You can’t visit California in spring without encountering Johann Friedrich Eschscholtz’s little orange poppy, the one he collected from the meadows of a pre-Gold Rush California in 1818 and carried home aboard the Russian expeditionary ship Rurik. A newly-minted physician, he was only 25 when he undertook the role of naturalist on the ship’s circumnavigation, also collecting specimens in the Pacific Islands, Brazil, Chile, Kamchatka and the Aleutian islands. Perhaps his surname is why so many confuse the spelling of California poppy’s botanical name, adding an errant “t” to Eschscholzia californica.

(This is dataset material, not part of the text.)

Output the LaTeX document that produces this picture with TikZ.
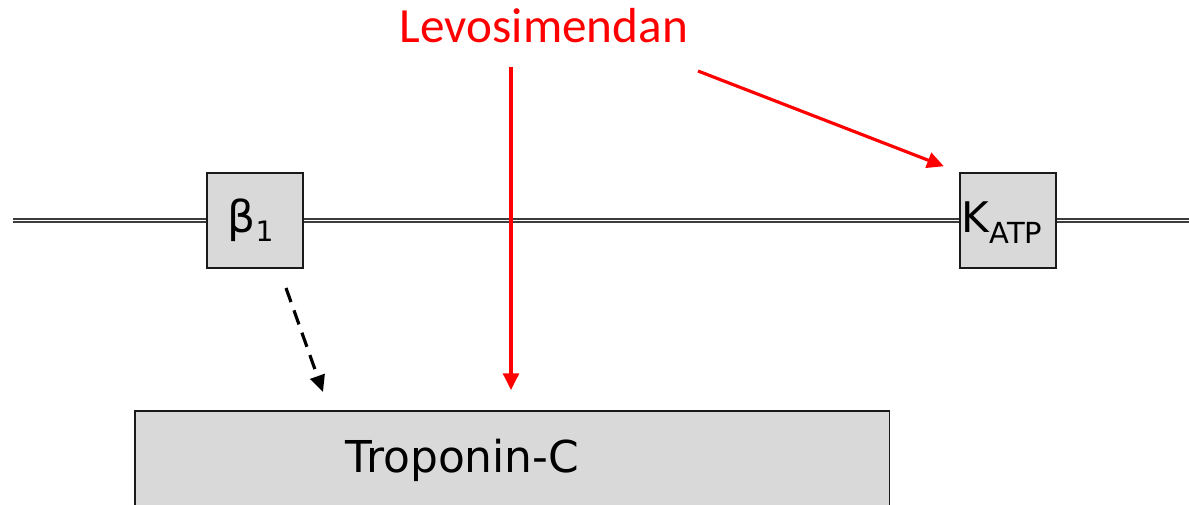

But Eschscholtz, of course, wasn’t the first European to notice California’s famous orange hillsides; the Spanish and Mexicans called the little poppy copa de oro, or cup of gold, when they owned the place. And long before then, native California Indians had used it medicinally. California poppies are highly variable, with two subspecies, one of which has four forms. But it is the annual form that most northerners long to grow – never, alas, as prolifically as the cheerful wildlings that carpet the Mojave Desert or line the grassy road edges throughout the state in spring. While they provide necessary pollen (no nectar) for beetles and bees, honey bees are especially fond of them.
If seeing masses of California poppies arrayed across hillsides is thrilling, seeing them paired with other California plants is equally satisfying, for someone interested in colour. And as everyone knows, there’s nothing like orange-and-blue or orange-and-purple for creating a little ‘zing’! So I loved finding them with cobalt-blue foothill penstemon (Penstemon heterophyllus) at Santa Barbara Botanic Garden……
and also with blue-eyed grass (Sisyrinchium bellum) there……
not to mention the delightfully-perfumed lilac verbena (Verbena lilacina)….
and with a Pacific Hybrid iris in San Francisco’s Golden Gate Park…..
And they were no more beautifully arrayed anywhere than in their golden glory along with other wildlings on the grassy roadsides flanking the vineyards of the Napa Valley.